▶ _Supplied material_
|---|

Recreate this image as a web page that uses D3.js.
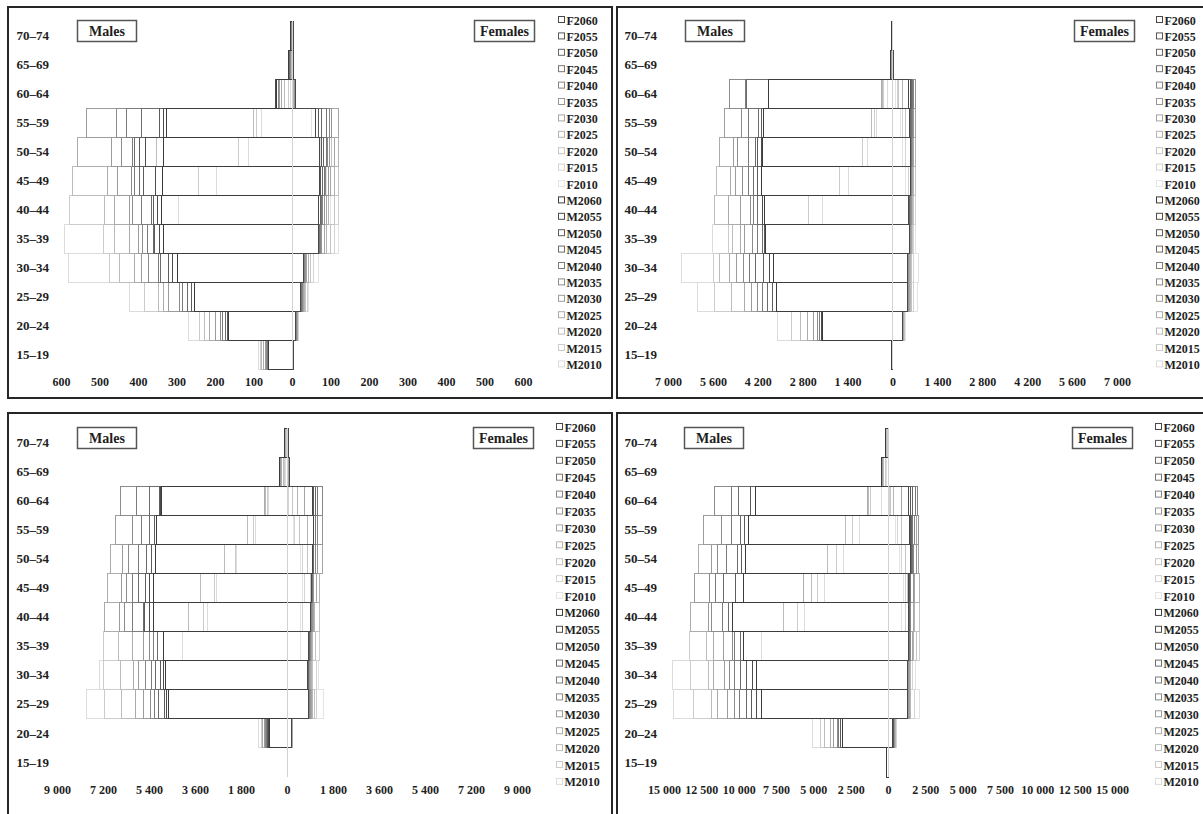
<!DOCTYPE html>
<html>
<head>
<meta charset="utf-8">
<script src="https://cdn.jsdelivr.net/npm/d3@7"></script>
<style>
body { margin: 0; background: #fff; }
svg text { font-family: "Liberation Serif", "Times New Roman", serif; font-weight: bold; fill: #1e1e1e; }
</style>
</head>
<body>
<script>
var ages = ["15–19", "20–24", "25–29", "30–34", "35–39", "40–44", "45–49", "50–54", "55–59", "60–64", "65–69", "70–74"];
var years = [2010, 2015, 2020, 2025, 2030, 2035, 2040, 2045, 2050, 2055, 2060];

// one row per age group (15–19 first), one value per year 2010..2060
var p1Male = [
    [87, 83, 78, 73, 69, 66, 63, 62, 61, 60, 60],
    [270, 239, 228, 215, 200, 187, 180, 174, 168, 165, 165],
    [422, 383, 348, 335, 320, 292, 285, 272, 262, 252, 252],
    [581, 475, 447, 408, 391, 374, 348, 342, 322, 310, 298],
    [592, 490, 461, 422, 398, 388, 375, 360, 356, 345, 334],
    [295, 579, 486, 460, 421, 413, 391, 365, 361, 350, 339],
    [197, 242, 570, 478, 452, 417, 408, 395, 387, 355, 337],
    [112, 140, 351, 556, 468, 444, 413, 408, 397, 380, 335],
    [78, 91, 99, 325, 535, 455, 431, 390, 343, 335, 325],
    [4, 10, 20, 28, 32, 36, 39, 42, 44, 44, 40],
    [0, 1, 2, 3, 4, 5, 6, 7, 8, 8, 8],
    [0, 0, 1, 1, 2, 2, 3, 4, 5, 5, 5]
];
var p1Female = [
    [5, 5, 5, 4, 4, 4, 4, 4, 4, 4, 4],
    [16, 16, 15, 14, 13, 12, 12, 10, 9, 8, 8],
    [42, 40, 36, 33, 30, 27, 26, 24, 23, 22, 22],
    [68, 55, 47, 42, 38, 35, 33, 31, 30, 29, 29],
    [122, 110, 99, 90, 84, 77, 74, 72, 70, 68, 68],
    [100, 122, 110, 94, 90, 85, 80, 77, 73, 70, 68],
    [90, 100, 122, 110, 100, 94, 88, 85, 79, 75, 72],
    [75, 90, 103, 120, 110, 97, 92, 90, 81, 76, 72],
    [51, 62, 77, 97, 120, 103, 97, 90, 77, 70, 62],
    [2, 3, 4, 5, 6, 7, 8, 8, 8, 8, 8],
    [0, 1, 1, 2, 2, 3, 3, 4, 4, 4, 4],
    [0, 0, 0, 1, 1, 1, 2, 2, 3, 3, 3]
];
var p2Male = [
    [30, 30, 28, 26, 25, 24, 22, 20, 20, 18, 18],
    [3580, 3150, 2870, 2650, 2460, 2340, 2280, 2210, 2200, 2200, 2190],
    [6070, 5540, 5020, 4610, 4400, 4200, 4050, 3890, 3750, 3610, 3610],
    [6570, 5580, 5390, 5080, 4850, 4640, 4450, 4270, 4020, 3850, 3710],
    [5600, 5110, 5000, 4740, 4600, 4360, 4200, 4050, 4000, 3960, 3960],
    [2180, 2620, 5540, 5110, 4740, 4420, 4330, 4200, 4050, 4050, 4000],
    [1370, 1650, 5480, 5050, 4890, 4670, 4500, 4330, 4200, 4080, 4080],
    [780, 935, 4050, 5390, 4950, 4830, 4500, 4270, 4200, 4100, 4050],
    [500, 560, 650, 4020, 5230, 4700, 4500, 4170, 4100, 4020, 4020],
    [150, 280, 310, 330, 3860, 5078, 4580, 4560, 3880, 3870, 3860],
    [10, 20, 30, 40, 45, 50, 50, 50, 50, 50, 50],
    [0, 5, 10, 15, 20, 25, 30, 30, 30, 30, 30]
];
var p2Female = [
    [10, 10, 10, 8, 8, 8, 8, 8, 8, 8, 8],
    [400, 380, 360, 340, 330, 320, 315, 310, 310, 310, 310],
    [780, 650, 600, 560, 530, 500, 480, 470, 470, 470, 470],
    [810, 650, 600, 560, 530, 500, 480, 470, 470, 470, 470],
    [715, 650, 620, 600, 580, 560, 540, 530, 530, 530, 530],
    [500, 715, 650, 620, 600, 580, 560, 540, 520, 510, 500],
    [400, 500, 715, 650, 620, 600, 580, 560, 560, 560, 560],
    [300, 400, 560, 715, 650, 620, 600, 580, 560, 560, 560],
    [250, 300, 400, 530, 715, 650, 620, 600, 560, 540, 530],
    [93, 150, 200, 300, 500, 715, 650, 620, 600, 560, 500],
    [0, 5, 10, 15, 20, 20, 25, 25, 25, 25, 25],
    [0, 0, 5, 5, 10, 10, 10, 10, 10, 10, 10]
];
var p3Male = [
    [0, 0, 0, 0, 0, 0, 0, 0, 0, 0, 0],
    [1130, 980, 960, 940, 900, 850, 800, 780, 750, 720, 700],
    [7860, 7160, 6460, 5910, 5600, 5360, 5200, 5010, 4800, 4700, 4620],
    [7320, 7200, 6530, 6020, 5800, 5520, 5300, 5160, 4950, 4850, 4770],
    [4070, 7200, 6610, 6060, 5630, 5400, 5240, 5050, 4850, 4850, 4850],
    [3130, 3250, 3870, 7160, 6570, 6340, 6060, 5630, 5560, 5400, 5240],
    [2740, 2820, 3400, 7040, 6460, 6300, 6030, 5800, 5520, 5400, 5240],
    [1960, 2030, 2460, 6890, 6420, 6220, 5800, 5480, 5300, 5160, 5160],
    [1250, 1330, 1530, 5090, 6730, 6060, 5700, 5400, 5200, 5090, 5090],
    [740, 780, 860, 900, 4930, 6530, 5870, 5400, 5000, 4950, 4930],
    [50, 100, 150, 200, 250, 280, 300, 310, 310, 310, 310],
    [0, 20, 40, 60, 80, 100, 100, 100, 100, 100, 100]
];
var p3Female = [
    [0, 0, 0, 0, 0, 0, 0, 0, 0, 0, 0],
    [220, 220, 210, 200, 200, 190, 190, 180, 180, 180, 180],
    [1410, 1170, 1080, 980, 940, 900, 880, 860, 860, 860, 860],
    [1250, 1170, 980, 940, 900, 880, 860, 840, 830, 820, 820],
    [510, 1290, 1100, 980, 950, 920, 900, 880, 870, 860, 850],
    [510, 600, 1280, 1080, 1020, 980, 950, 920, 900, 900, 900],
    [590, 700, 900, 1280, 1150, 1020, 1000, 980, 960, 950, 940],
    [510, 600, 800, 1020, 1370, 1210, 1100, 1050, 1020, 1000, 1000],
    [250, 310, 500, 800, 1020, 1370, 1210, 1100, 1050, 1020, 1020],
    [0, 50, 200, 400, 700, 980, 1370, 1210, 1100, 1020, 980],
    [0, 10, 20, 40, 60, 80, 80, 80, 80, 80, 80],
    [0, 0, 0, 10, 20, 30, 40, 40, 40, 40, 40]
];
var p4Male = [
    [100, 100, 90, 90, 80, 80, 80, 80, 80, 80, 80],
    [5050, 4490, 4230, 3850, 3670, 3410, 3300, 3200, 3150, 3080, 3080],
    [14360, 13000, 11790, 11410, 10770, 10300, 9920, 9500, 9150, 8800, 8460],
    [14440, 13200, 12050, 11670, 10950, 10600, 10260, 9900, 9490, 9100, 8800],
    [8460, 13260, 12130, 11670, 11000, 10380, 10260, 9900, 9670, 9670, 9670],
    [5590, 6030, 7000, 13200, 12050, 11800, 11100, 10700, 10380, 10380, 10380],
    [4280, 4690, 5130, 5640, 12950, 11920, 11540, 11030, 10180, 9670, 9670],
    [2950, 3460, 4030, 12690, 11790, 11410, 10800, 10080, 9800, 9540, 9540],
    [1920, 2380, 2820, 9360, 12380, 11150, 10500, 9870, 9600, 9360, 9360],
    [440, 1150, 1280, 1400, 8850, 11615, 10510, 10000, 9200, 8900, 8850],
    [100, 200, 300, 350, 400, 440, 440, 440, 440, 440, 440],
    [0, 50, 100, 150, 200, 200, 200, 200, 200, 200, 200]
];
var p4Female = [
    [0, 0, 0, 0, 0, 0, 0, 0, 0, 0, 0],
    [590, 540, 500, 470, 440, 410, 380, 360, 350, 340, 330],
    [2130, 1790, 1540, 1480, 1410, 1350, 1300, 1280, 1280, 1280, 1280],
    [1870, 1670, 1540, 1480, 1410, 1350, 1300, 1280, 1280, 1280, 1280],
    [1360, 2130, 1920, 1720, 1650, 1540, 1480, 1420, 1400, 1380, 1360],
    [900, 1150, 2130, 1790, 1700, 1540, 1500, 1450, 1420, 1400, 1400],
    [1030, 1150, 1300, 2130, 1790, 1700, 1540, 1500, 1450, 1420, 1400],
    [770, 900, 1200, 1540, 2050, 1920, 1720, 1650, 1600, 1540, 1540],
    [510, 640, 900, 1460, 1920, 2050, 1800, 1620, 1550, 1500, 1460],
    [0, 100, 180, 400, 900, 1360, 1970, 1870, 1670, 1500, 1360],
    [0, 10, 20, 30, 40, 50, 60, 60, 60, 60, 60],
    [0, 0, 0, 10, 20, 30, 40, 40, 40, 40, 40]
];

var p1Max = 600, p1Step = 100;
var p2Max = 7000, p2Step = 1400;
var p3Max = 9000, p3Step = 1800;
var p4Max = 15000, p4Step = 2500;

// layout of the four frames (positions only)
var panels = [
    { male: p1Male, female: p1Female, max: p1Max, step: p1Step,
      box: [8, 7, 604, 391], x: [61, 523], y: [21, 369], ageX: 49,
      mBox: 77, fBox: 474, boxY: 20, legX: 558, legY: 20, legStep: 16.4, axisY: 383 },
    { male: p2Male, female: p2Female, max: p2Max, step: p2Step,
      box: [617, 7, 620, 391], x: [668, 1117], y: [21, 369], ageX: 657,
      mBox: 685, fBox: 1074, boxY: 20, legX: 1156, legY: 20, legStep: 16.4, axisY: 383 },
    { male: p3Male, female: p3Female, max: p3Max, step: p3Step,
      box: [8, 413, 604, 440], x: [57, 517], y: [428, 777], ageX: 49,
      mBox: 77, fBox: 473, boxY: 427, legX: 556, legY: 427, legStep: 16.9, axisY: 791 },
    { male: p4Male, female: p4Female, max: p4Max, step: p4Step,
      box: [617, 413, 620, 440], x: [664, 1112], y: [428, 777], ageX: 657,
      mBox: 684, fBox: 1072, boxY: 427, legX: 1155, legY: 427, legStep: 16.9, axisY: 791 }
];

var maleColor = d3.interpolateRgb("#dcdcdc", "#3c3c3c");
var femaleColor = d3.interpolateRgb("#e4e4e4", "#484848");

var fmt = d3.formatLocale({ decimal: ".", thousands: " ", grouping: [3], currency: ["", ""] }).format(",d");

var svg = d3.select("body").append("svg")
    .attr("width", 1203)
    .attr("height", 814);

function drawPanel(p) {
    var g = svg.append("g");

    g.append("rect")
        .attr("x", p.box[0]).attr("y", p.box[1])
        .attr("width", p.box[2]).attr("height", p.box[3])
        .attr("fill", "#fff").attr("stroke", "#262626").attr("stroke-width", 2);

    var xScale = d3.scaleLinear().domain([-p.max, p.max]).range(p.x);
    var yScale = d3.scaleBand().domain(ages.slice().reverse()).range(p.y).padding(0);
    var ticks = d3.range(-p.max, p.max + 1, p.step);

    // bars: males first then females, earliest year first so darker ones sit on top
    var rows = [];
    [["M", p.male], ["F", p.female]].forEach(function(s) {
        years.forEach(function(yr, i) {
            ages.forEach(function(a, r) {
                var v = s[1][r][i];
                if (v > 0) rows.push({ sex: s[0], year: i, age: a, value: v });
            });
        });
    });

    g.selectAll("rect.bar")
        .data(rows)
        .enter()
        .append("rect")
        .attr("class", "bar")
        .attr("x", function(d) { return d.sex === "M" ? xScale(-d.value) : xScale(0); })
        .attr("width", function(d) {
            return d.sex === "M" ? xScale(0) - xScale(-d.value) : xScale(d.value) - xScale(0);
        })
        .attr("y", function(d) { return yScale(d.age); })
        .attr("height", yScale.bandwidth())
        .attr("fill", "none")
        .attr("shape-rendering", "crispEdges")
        .attr("stroke", function(d) {
            return d.sex === "M" ? maleColor(d.year / 10) : femaleColor(d.year / 10);
        })
        .attr("stroke-width", 1);

    // light zero line over the bars
    g.append("line")
        .attr("x1", xScale(0)).attr("x2", xScale(0))
        .attr("y1", p.y[0]).attr("y2", p.y[1])
        .attr("shape-rendering", "crispEdges")
        .attr("stroke", "#d2d2d2");

    // x axis
    var xAxis = d3.axisBottom(xScale)
        .tickValues(ticks)
        .tickSize(0)
        .tickPadding(0)
        .tickFormat(function(d) { return fmt(Math.abs(d)); });
    var ax = g.append("g")
        .attr("transform", "translate(0," + (p.axisY - 6) + ")")
        .call(xAxis);
    ax.select(".domain").remove();
    ax.selectAll("text").attr("font-size", 12).attr("dy", "0.71em")
        .style("font-family", "'Liberation Serif', 'Times New Roman', serif")
        .style("font-weight", "bold").attr("fill", "#1e1e1e");

    // age labels
    var yAxis = d3.axisLeft(yScale).tickSize(0).tickPadding(0);
    var ay = g.append("g")
        .attr("transform", "translate(" + p.ageX + ",0)")
        .call(yAxis);
    ay.select(".domain").remove();
    ay.selectAll("text").attr("font-size", 13)
        .style("font-family", "'Liberation Serif', 'Times New Roman', serif")
        .style("font-weight", "bold").attr("fill", "#1e1e1e");

    // Males / Females boxes
    [["Males", p.mBox, 59], ["Females", p.fBox, 60]].forEach(function(b) {
        g.append("rect")
            .attr("x", b[1] + 0.5).attr("y", p.boxY + 0.5)
            .attr("width", b[2]).attr("height", 21)
            .attr("fill", "#fff").attr("stroke", "#555").attr("stroke-width", 1.5);
        g.append("text")
            .attr("x", b[1] + b[2] / 2 + 0.5).attr("y", p.boxY + 15.5)
            .attr("text-anchor", "middle")
            .attr("font-size", 14)
            .text(b[0]);
    });

    // legend
    var legend = [];
    years.slice().reverse().forEach(function(yr, k) {
        legend.push({ label: "F" + yr, color: femaleColor((10 - k) / 10) });
    });
    years.slice().reverse().forEach(function(yr, k) {
        legend.push({ label: "M" + yr, color: maleColor((10 - k) / 10) });
    });
    var items = g.selectAll("g.leg")
        .data(legend)
        .enter()
        .append("g")
        .attr("transform", function(d, i) {
            return "translate(" + p.legX + "," + (p.legY + i * p.legStep) + ")";
        });
    items.append("rect")
        .attr("x", 0.5).attr("y", -3.5)
        .attr("width", 6).attr("height", 6)
        .attr("fill", "#fff")
        .attr("stroke", function(d) { return d.color; });
    items.append("text")
        .attr("x", 8.5).attr("y", 4.5)
        .attr("font-size", 12)
        .text(function(d) { return d.label; });
}

panels.forEach(drawPanel);
</script>
</body>
</html>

|---|

▶ _Objective_
Set the lines above down again, word for word, from the first through the one containing "2050, 2055, 2060];"; pictures excluded.

▶ _Answer in full_
Recreate this image as a web page that uses D3.js.
<!DOCTYPE html>
<html>
<head>
<meta charset="utf-8">
<script src="https://cdn.jsdelivr.net/npm/d3@7"></script>
<style>
body { margin: 0; background: #fff; }
svg text { font-family: "Liberation Serif", "Times New Roman", serif; font-weight: bold; fill: #1e1e1e; }
</style>
</head>
<body>
<script>
var ages = ["15–19", "20–24", "25–29", "30–34", "35–39", "40–44", "45–49", "50–54", "55–59", "60–64", "65–69", "70–74"];
var years = [2010, 2015, 2020, 2025, 2030, 2035, 2040, 2045, 2050, 2055, 2060];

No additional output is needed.